One of Wall Street's most respected economic teams lowered the boom yesterday.
Morgan Stanley Dean Witter's chief economist Stephen Roach and U.S. economist Richard Berner notified clients in their morning report yesterday that the U.S. has officially entered a recession.
The Morgan Stanley economists said that U.S. gross domestic product will contract at an annualized rate of around 1.25 percent in the first half of 2001 - and two quarters of a slowing economy means a recession.
The pair also said the economy will grow by only 1.1 percent for all of this year, a downward revision to their previous forecast of 2.5 percent growth.
At most other Wall Street firms, economists are still forecasting "sluggish growth," but Morgan's defection - less than a week after the Federal Reserve's 50 basis point rate cut - shows that the recession camp is clearly growing.
"For the past several months, we've pointed to the downside risks to the U.S. economy stemming from a number of different factors," Berner told The Post. Those risks have accumulated and recently pushed the economy over the edge and into recession, he added.
Three factors in particular led the firm to change its view now, Berner said: the cold weather that has spurred a rise in natural gas prices to record highs; the power crisis in California, and the negative flow of economic data and information over the last several weeks.
Sinking stock prices and a "mini credit crunch" have also undermined household and business spending, Berner wrote in his report.
The recession will affect demand for big-ticket items and auto sales will plummet 14 percent, he said.
At the same time, Chief Economist Stephen Roach's report to global clients predicted that the U.S. recession would dampen global growth as well. "There is a 45 percent chance that deterioration in the world's largest economy will lead to a global recession in 2001," the report stated.
Last week's cut in interest rates by the Federal Reserve will have a positive impact on the U.S. economy, but it came too late, Berner said. "Most of that impact will come in the second half," he explained. The Bush administration's plan for a big tax cut will also help the economy, but the impact of that won't be felt until "sometime next year."
Although Morgan Stanley is not alone in its bearish outlook, recession is still not the consensus view. "I wouldn't be surprised if lower borrowing costs provide the U.S. economy with enough of a lift to avoid two consecutive quarters of GDP contraction," said John Lonski, chief economist at Moody's Investors Service.
And unlike the recession of the early 1990s, when inflation was a concern, the Fed has "a lot more room for interest rate cuts today," he added.
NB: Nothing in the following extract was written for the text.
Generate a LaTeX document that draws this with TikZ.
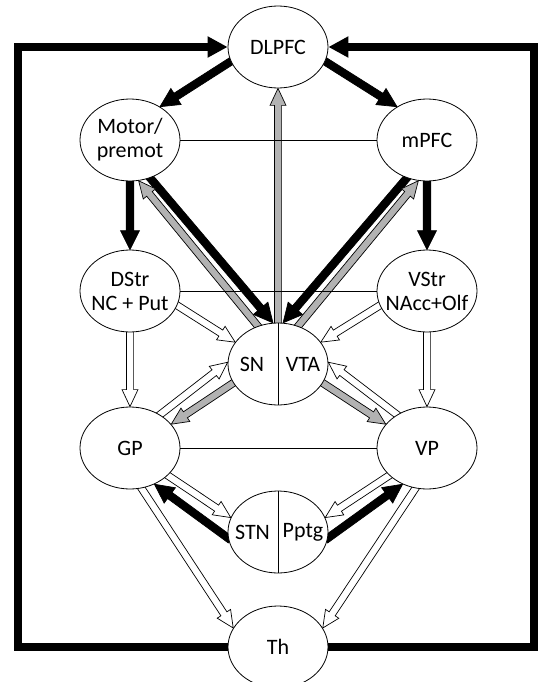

Lonski is sticking by his forecast of 1.5 percent growth in the first quarter and 2.7 percent in the second quarter.
Other economists also put more faith in the psychological impact of a tax cut. "It's very important how both the interest rate and the tax story play out early in 2001," says John Ryding, senior economist at Bear Stearns. "That argues for front-loading the tax package," he added.
Ryding still predicts "sluggish growth" of around 2 percent for the first half of this year, although he noted that the sharp drop in economic activity in late 1999 is very hard to read.